Confess that Jesus is the Son of God ... There is a form of metonymy (synecdoche) in a statement of this kind. The primary pre-requirements of salvation, the so-called "plan of salvation" is meant by this. The New Testament reveals that "obeying the gospel" as the New Testament writers called it, meant believing in Christ, repenting of one's sins, confessing the Son of God, and being baptized "into Christ." As a consequence of such primary obedience, and subsequently to it, the Holy Spirit was given, not to make men sons of God, but because upon such initial faith and obedience they became sons of God (Galatians 4:6). There are two possible meanings of John's words here, and both of them may be correct.

(1) He refers to the Christian's obedience of the gospel at the time he became a Christian, the confession of faith in Christ, of course, being a prominent part of conversion. If this is what was in the apostle's mind, the meaning of it is almost identical with Peter's words on Pentecost (Acts 2:38f), Peter's "gift of the Holy Spirit" meaning exactly the same thing in that passage that John meant by "God abideth in him" here. There can be no difference in these.

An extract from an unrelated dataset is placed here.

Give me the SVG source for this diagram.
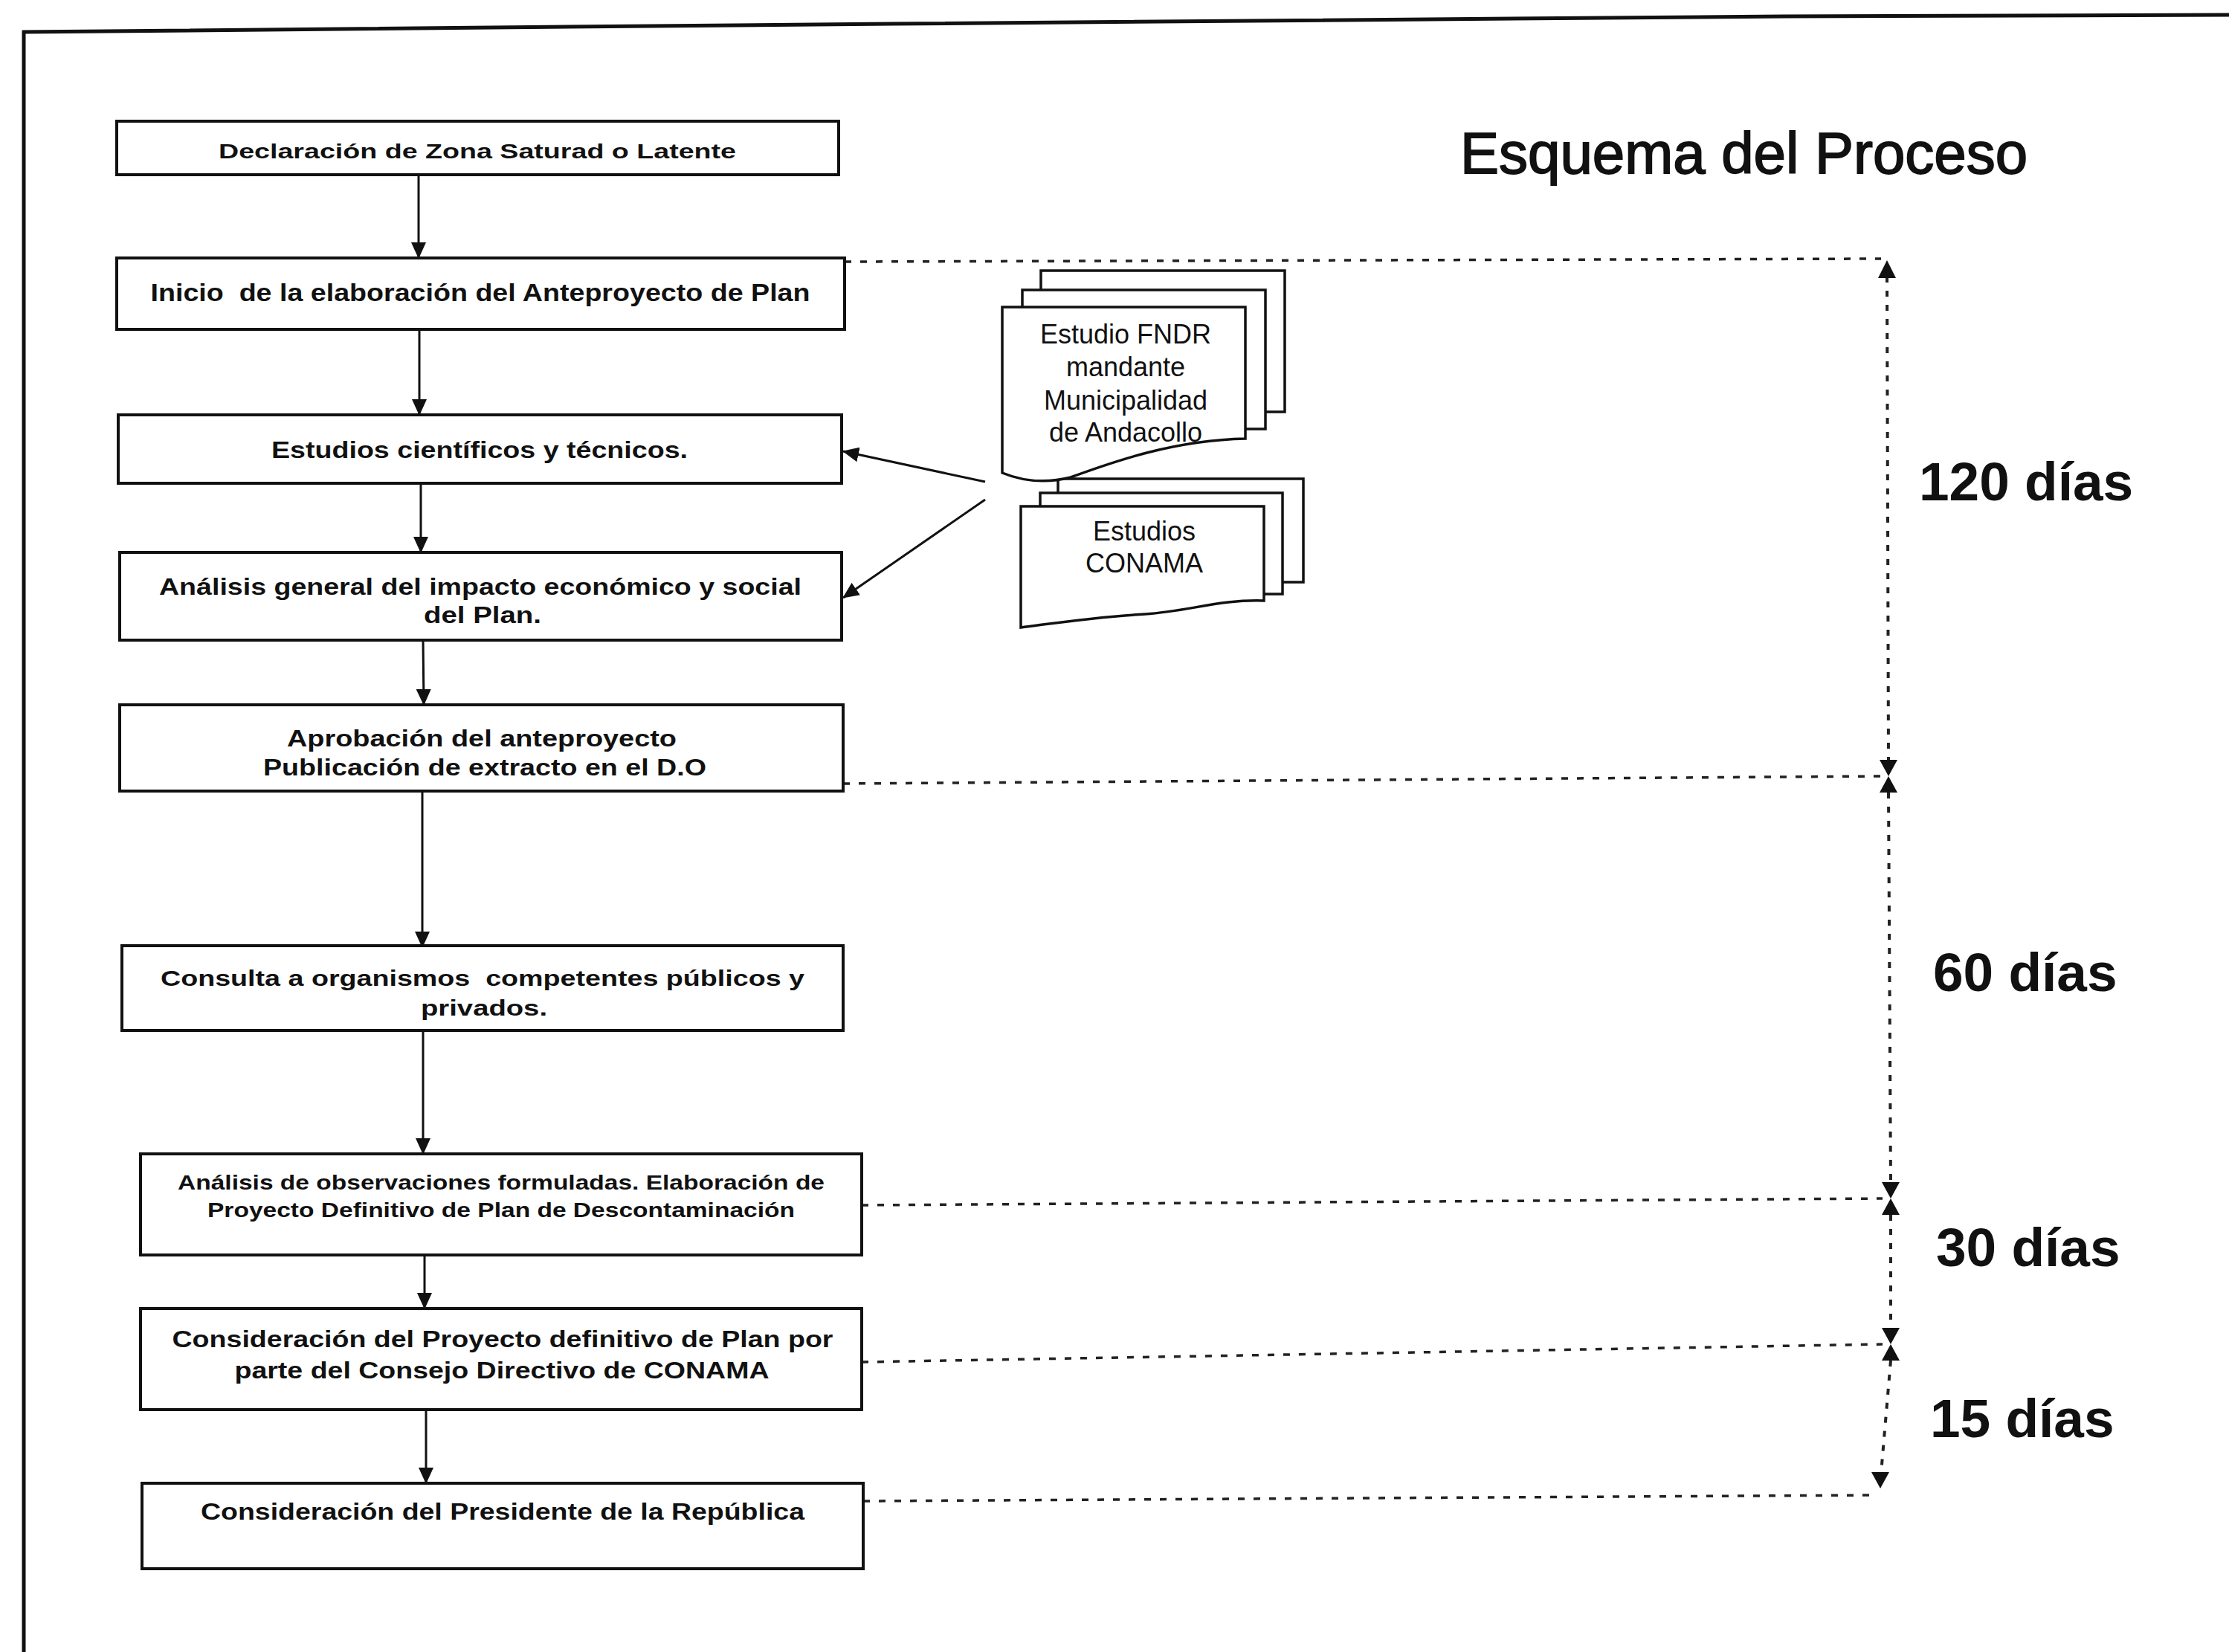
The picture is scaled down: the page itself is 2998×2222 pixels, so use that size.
<svg xmlns="http://www.w3.org/2000/svg" width="2998" height="2222" viewBox="0 0 2998 2222">
<style>
.box{fill:#fff;stroke:#111;stroke-width:4}
.bx{font-family:"Liberation Sans",Arial,sans-serif;font-weight:bold;text-anchor:middle;fill:#111}
.doc{fill:#fff;stroke:#111;stroke-width:3.5}
.dt{font-family:"Liberation Sans",Arial,sans-serif;font-size:36px;text-anchor:middle;fill:#111}
.con{fill:none;stroke:#111;stroke-width:3}
.dash{fill:none;stroke:#222;stroke-width:3.5;stroke-dasharray:9 12}
.vdash{fill:none;stroke:#222;stroke-width:4;stroke-dasharray:8 11}
.tick{fill:#111}
.days{font-family:"Liberation Sans",Arial,sans-serif;font-weight:bold;font-size:73px;fill:#111}
.title{font-family:"Liberation Sans",Arial,sans-serif;font-size:78px;fill:#111;stroke:#111;stroke-width:1.8}
</style>
<defs>
<marker id="ah" markerUnits="userSpaceOnUse" markerWidth="22" markerHeight="20" refX="21" refY="10" orient="auto">
<path d="M0,0 L22,10 L0,20 Z" fill="#111"/>
</marker>
</defs>
<rect width="2998" height="2222" fill="#fff"/>
<g id="frame">
<polyline points="30,43 1200,32 2400,22 2998,20" fill="none" stroke="#111" stroke-width="5"/>
<line x1="32" y1="41" x2="32" y2="2222" stroke="#111" stroke-width="5"/>
</g>
<text id="title" class="title" x="1964" y="233">Esquema del Proceso</text>

<g id="dimensions">
<path class="dash" d="M1136,352 L2530,348"/>
<path class="dash" d="M1134,1054 L2530,1044"/>
<path class="dash" d="M1159,1621 L2532,1612"/>
<path class="dash" d="M1159,1832 L2532,1808"/>
<path class="dash" d="M1161,2019 L2520,2011"/>
<path class="vdash" d="M2538,372 L2540,1022 M2540,1066 L2543,1590 M2543,1634 L2543,1786 M2543,1830 L2530,1982"/>
<path class="tick" d="M2538,350 L2550,374 L2526,374 Z"/>
<path class="tick" d="M2540,1044 L2528,1022 L2552,1022 Z M2540,1044 L2528,1066 L2552,1066 Z"/>
<path class="tick" d="M2543,1612 L2531,1590 L2555,1590 Z M2543,1612 L2531,1634 L2555,1634 Z"/>
<path class="tick" d="M2543,1808 L2531,1786 L2555,1786 Z M2543,1808 L2531,1830 L2555,1830 Z"/>
<path class="tick" d="M2529,2002 L2517,1980 L2541,1980 Z"/>
<text class="days" x="2581" y="673">120 días</text>
<text class="days" x="2600" y="1333">60 días</text>
<text class="days" x="2604" y="1703">30 días</text>
<text class="days" x="2596" y="1933">15 días</text>
</g>

<g id="connectors">
<line class="con" x1="563" y1="235" x2="563" y2="347" marker-end="url(#ah)"/>
<line class="con" x1="564" y1="443" x2="564" y2="558" marker-end="url(#ah)"/>
<line class="con" x1="566" y1="650" x2="566" y2="743" marker-end="url(#ah)"/>
<line class="con" x1="569" y1="861" x2="570" y2="948" marker-end="url(#ah)"/>
<line class="con" x1="568" y1="1064" x2="568" y2="1274" marker-end="url(#ah)"/>
<line class="con" x1="569" y1="1345" x2="569" y2="1552" marker-end="url(#ah)"/>
<line class="con" x1="571" y1="1688" x2="571" y2="1760" marker-end="url(#ah)"/>
<line class="con" x1="573" y1="1896" x2="573" y2="1995" marker-end="url(#ah)"/>
<line class="con" x1="1325" y1="648" x2="1134" y2="607" marker-end="url(#ah)"/>
<line class="con" x1="1325" y1="672" x2="1134" y2="804" marker-end="url(#ah)"/>
</g>

<g id="n1">
<rect class="box" x="157" y="163" width="971" height="72"/>
<text class="bx" x="642" y="213" font-size="27" textLength="696" lengthAdjust="spacingAndGlyphs">Declaración de Zona Saturad o Latente</text>
</g>
<g id="n2">
<rect class="box" x="157" y="347" width="979" height="96"/>
<text class="bx" x="646" y="405" font-size="33" textLength="887" lengthAdjust="spacingAndGlyphs" xml:space="preserve">Inicio  de la elaboración del Anteproyecto de Plan</text>
</g>
<g id="n3">
<rect class="box" x="159" y="558" width="973" height="92"/>
<text class="bx" x="645" y="616" font-size="31" textLength="560" lengthAdjust="spacingAndGlyphs">Estudios científicos y técnicos.</text>
</g>
<g id="n4">
<rect class="box" x="161" y="743" width="971" height="118"/>
<text class="bx" x="646" y="800" font-size="31" textLength="864" lengthAdjust="spacingAndGlyphs">Análisis general del impacto económico y social</text>
<text class="bx" x="649" y="838" font-size="31" textLength="158" lengthAdjust="spacingAndGlyphs">del Plan.</text>
</g>
<g id="n5">
<rect class="box" x="161" y="948" width="973" height="116"/>
<text class="bx" x="648" y="1004" font-size="31" textLength="524" lengthAdjust="spacingAndGlyphs">Aprobación del anteproyecto</text>
<text class="bx" x="652" y="1043" font-size="31" textLength="596" lengthAdjust="spacingAndGlyphs">Publicación de extracto en el D.O</text>
</g>
<g id="n6">
<rect class="box" x="164" y="1272" width="970" height="114"/>
<text class="bx" x="649" y="1326" font-size="30" textLength="866" lengthAdjust="spacingAndGlyphs" xml:space="preserve">Consulta a organismos  competentes públicos y</text>
<text class="bx" x="651" y="1366" font-size="30" textLength="170" lengthAdjust="spacingAndGlyphs">privados.</text>
</g>
<g id="n7">
<rect class="box" x="189" y="1552" width="970" height="136"/>
<text class="bx" x="674" y="1600" font-size="28" textLength="870" lengthAdjust="spacingAndGlyphs">Análisis de observaciones formuladas. Elaboración de</text>
<text class="bx" x="674" y="1637" font-size="28" textLength="790" lengthAdjust="spacingAndGlyphs">Proyecto Definitivo de Plan de Descontaminación</text>
</g>
<g id="n8">
<rect class="box" x="189" y="1760" width="970" height="136"/>
<text class="bx" x="676" y="1812" font-size="31" textLength="889" lengthAdjust="spacingAndGlyphs">Consideración del Proyecto definitivo de Plan por</text>
<text class="bx" x="675" y="1854" font-size="31" textLength="719" lengthAdjust="spacingAndGlyphs">parte del Consejo Directivo de CONAMA</text>
</g>
<g id="n9">
<rect class="box" x="191" y="1995" width="970" height="115"/>
<text class="bx" x="676" y="2044" font-size="31" textLength="812" lengthAdjust="spacingAndGlyphs">Consideración del Presidente de la República</text>
</g>

<g id="doc-conama">
<rect class="doc" x="1423" y="644" width="330" height="139"/>
<rect class="doc" x="1399" y="663" width="326" height="136"/>
<path class="doc" d="M1373,681 H1700 V808 C1640,806 1600,822 1540,826 C1470,830 1420,838 1373,844 Z"/>
<text class="dt" x="1539" y="727">Estudios</text>
<text class="dt" x="1539" y="770">CONAMA</text>
</g>
<g id="doc-fndr">
<rect class="doc" x="1400" y="364" width="328" height="190"/>
<rect class="doc" x="1375" y="390" width="327" height="187"/>
<path class="doc" d="M1348,413 H1675 V590 C1580,592 1500,620 1440,642 C1400,652 1370,645 1348,636 Z"/>
<text class="dt" x="1514" y="462">Estudio FNDR</text>
<text class="dt" x="1514" y="506">mandante</text>
<text class="dt" x="1514" y="551">Municipalidad</text>
<text class="dt" x="1514" y="594">de Andacollo</text>
</g>
</svg>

(2) If, as Roberts thought, John was speaking of a time in the lives of Christians long after their conversion, then he may be "saying that if this confession can be sincerely repeated by the believer, that God abides in him, and he in God."[41]

In either view, it is conversion itself, and primary obedience of the gospel to which this verse undoubtedly refers. This somewhat sudden mention of initial Christian obedience, after all John had been saying, and continued to say about "love," reminds us that:

With John, love always includes obedience to all God's commandments; and where obedience is not manifested, love is not. Even with God, love was not mere sympathy, but sending his Son to be the propitiation.[42]

[41] J. W. Roberts, op. cit., p. 119.

[42] William Hurte, Restoration of New Testament Christianity (Rosemead, California: Old Paths Publishing Company, 1964), p. 489.